- WHAT YOU WILL DO: Check each line of the material below for "script", then copy the ones that contain it.

(Saved data entries)
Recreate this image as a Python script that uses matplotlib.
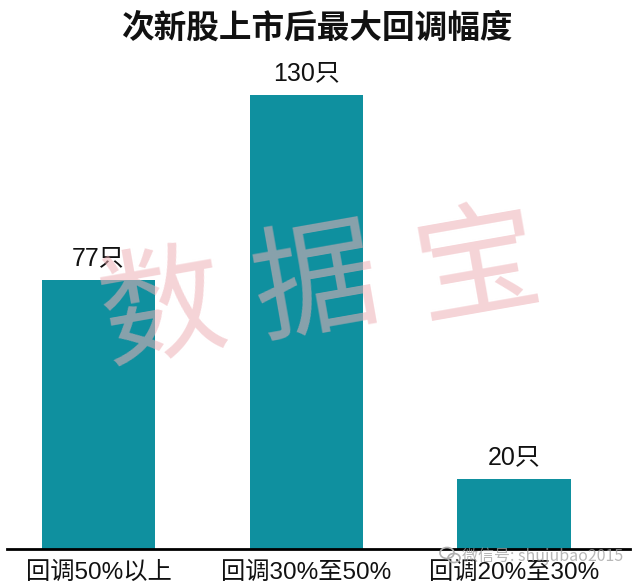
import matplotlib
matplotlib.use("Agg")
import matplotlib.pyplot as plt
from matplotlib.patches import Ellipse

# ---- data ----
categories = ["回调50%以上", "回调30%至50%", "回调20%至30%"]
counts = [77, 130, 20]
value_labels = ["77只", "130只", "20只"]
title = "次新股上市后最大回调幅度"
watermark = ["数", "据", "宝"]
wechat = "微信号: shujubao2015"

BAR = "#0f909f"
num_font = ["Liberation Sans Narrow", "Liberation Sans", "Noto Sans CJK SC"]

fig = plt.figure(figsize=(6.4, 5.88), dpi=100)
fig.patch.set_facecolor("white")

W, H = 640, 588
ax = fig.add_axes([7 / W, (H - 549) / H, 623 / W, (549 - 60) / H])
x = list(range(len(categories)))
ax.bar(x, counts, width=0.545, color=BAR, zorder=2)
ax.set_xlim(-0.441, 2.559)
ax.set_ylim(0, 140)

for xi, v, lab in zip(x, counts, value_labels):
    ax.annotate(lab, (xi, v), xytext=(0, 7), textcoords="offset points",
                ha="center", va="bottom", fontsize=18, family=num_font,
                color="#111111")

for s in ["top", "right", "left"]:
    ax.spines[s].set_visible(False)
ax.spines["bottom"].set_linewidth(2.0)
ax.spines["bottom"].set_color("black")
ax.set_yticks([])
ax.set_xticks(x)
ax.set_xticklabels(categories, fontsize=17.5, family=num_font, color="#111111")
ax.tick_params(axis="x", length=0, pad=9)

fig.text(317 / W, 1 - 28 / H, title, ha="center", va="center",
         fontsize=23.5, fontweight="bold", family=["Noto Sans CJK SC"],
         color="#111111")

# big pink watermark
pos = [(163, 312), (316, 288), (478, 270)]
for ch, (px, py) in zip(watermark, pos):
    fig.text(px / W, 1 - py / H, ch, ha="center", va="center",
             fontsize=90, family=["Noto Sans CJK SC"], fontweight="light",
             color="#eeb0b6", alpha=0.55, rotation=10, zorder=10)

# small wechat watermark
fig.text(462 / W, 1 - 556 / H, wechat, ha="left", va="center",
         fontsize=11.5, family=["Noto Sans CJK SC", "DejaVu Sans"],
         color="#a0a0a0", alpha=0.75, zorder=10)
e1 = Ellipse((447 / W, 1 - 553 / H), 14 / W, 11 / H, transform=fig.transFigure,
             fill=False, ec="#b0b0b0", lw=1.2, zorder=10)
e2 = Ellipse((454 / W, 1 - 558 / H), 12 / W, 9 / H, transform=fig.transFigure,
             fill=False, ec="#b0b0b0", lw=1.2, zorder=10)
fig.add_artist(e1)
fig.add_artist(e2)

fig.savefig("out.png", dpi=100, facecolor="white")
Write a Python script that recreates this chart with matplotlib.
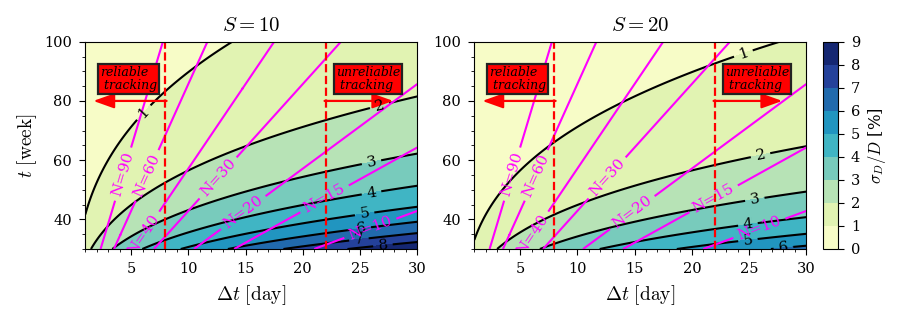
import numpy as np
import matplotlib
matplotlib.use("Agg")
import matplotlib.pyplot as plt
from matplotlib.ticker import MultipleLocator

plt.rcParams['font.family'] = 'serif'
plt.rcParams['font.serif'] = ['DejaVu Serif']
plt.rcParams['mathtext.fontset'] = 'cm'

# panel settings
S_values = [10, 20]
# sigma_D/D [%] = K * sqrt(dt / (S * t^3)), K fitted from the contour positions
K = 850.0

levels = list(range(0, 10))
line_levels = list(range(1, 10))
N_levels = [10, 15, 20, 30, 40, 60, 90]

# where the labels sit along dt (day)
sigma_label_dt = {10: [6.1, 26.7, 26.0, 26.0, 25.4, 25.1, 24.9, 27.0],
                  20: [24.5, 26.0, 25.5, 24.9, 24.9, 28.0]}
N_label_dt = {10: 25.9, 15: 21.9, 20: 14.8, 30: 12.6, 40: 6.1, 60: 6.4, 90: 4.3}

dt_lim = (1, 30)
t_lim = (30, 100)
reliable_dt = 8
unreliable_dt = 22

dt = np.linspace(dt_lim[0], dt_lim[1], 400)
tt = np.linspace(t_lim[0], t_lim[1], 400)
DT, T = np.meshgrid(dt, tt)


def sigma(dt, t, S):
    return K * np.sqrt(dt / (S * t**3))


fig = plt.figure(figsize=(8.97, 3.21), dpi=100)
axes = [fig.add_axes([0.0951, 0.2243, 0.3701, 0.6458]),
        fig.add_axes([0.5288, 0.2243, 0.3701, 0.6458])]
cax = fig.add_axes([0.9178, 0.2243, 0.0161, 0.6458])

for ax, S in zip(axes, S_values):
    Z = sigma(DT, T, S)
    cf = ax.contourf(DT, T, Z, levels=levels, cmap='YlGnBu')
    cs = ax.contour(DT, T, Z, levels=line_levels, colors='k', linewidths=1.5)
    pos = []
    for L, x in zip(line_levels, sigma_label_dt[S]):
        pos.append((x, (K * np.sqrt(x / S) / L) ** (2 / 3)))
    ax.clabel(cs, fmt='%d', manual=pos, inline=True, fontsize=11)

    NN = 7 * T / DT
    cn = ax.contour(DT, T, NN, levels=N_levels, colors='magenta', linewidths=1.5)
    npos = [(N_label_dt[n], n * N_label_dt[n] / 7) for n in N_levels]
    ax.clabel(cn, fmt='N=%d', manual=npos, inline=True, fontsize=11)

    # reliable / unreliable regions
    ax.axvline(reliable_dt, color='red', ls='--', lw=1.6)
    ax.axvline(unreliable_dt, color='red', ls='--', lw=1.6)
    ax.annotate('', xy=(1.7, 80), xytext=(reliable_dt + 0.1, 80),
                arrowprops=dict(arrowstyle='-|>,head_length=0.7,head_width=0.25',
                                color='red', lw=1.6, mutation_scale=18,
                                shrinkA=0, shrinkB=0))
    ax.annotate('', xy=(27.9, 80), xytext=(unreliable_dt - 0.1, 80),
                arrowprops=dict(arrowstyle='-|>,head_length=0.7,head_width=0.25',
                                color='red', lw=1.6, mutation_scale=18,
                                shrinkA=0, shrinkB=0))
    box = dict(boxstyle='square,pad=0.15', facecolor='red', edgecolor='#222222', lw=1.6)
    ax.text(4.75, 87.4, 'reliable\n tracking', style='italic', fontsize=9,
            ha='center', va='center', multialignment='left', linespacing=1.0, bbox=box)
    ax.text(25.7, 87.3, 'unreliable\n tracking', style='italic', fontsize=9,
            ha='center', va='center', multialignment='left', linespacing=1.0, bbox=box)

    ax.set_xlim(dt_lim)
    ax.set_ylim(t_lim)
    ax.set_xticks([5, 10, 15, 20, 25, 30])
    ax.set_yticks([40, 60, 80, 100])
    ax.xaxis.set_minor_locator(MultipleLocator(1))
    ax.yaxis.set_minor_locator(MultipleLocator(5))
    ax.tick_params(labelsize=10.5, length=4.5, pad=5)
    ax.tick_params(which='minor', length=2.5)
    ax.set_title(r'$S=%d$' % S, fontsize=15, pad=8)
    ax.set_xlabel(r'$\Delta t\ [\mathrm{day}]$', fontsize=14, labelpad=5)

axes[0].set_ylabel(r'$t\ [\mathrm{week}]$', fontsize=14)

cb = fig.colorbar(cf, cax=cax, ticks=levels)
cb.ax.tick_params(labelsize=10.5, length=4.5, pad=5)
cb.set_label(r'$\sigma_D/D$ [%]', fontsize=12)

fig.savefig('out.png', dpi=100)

- ANSWER TO THIS EXERCISE:
Recreate this image as a Python script that uses matplotlib.
Write a Python script that recreates this chart with matplotlib.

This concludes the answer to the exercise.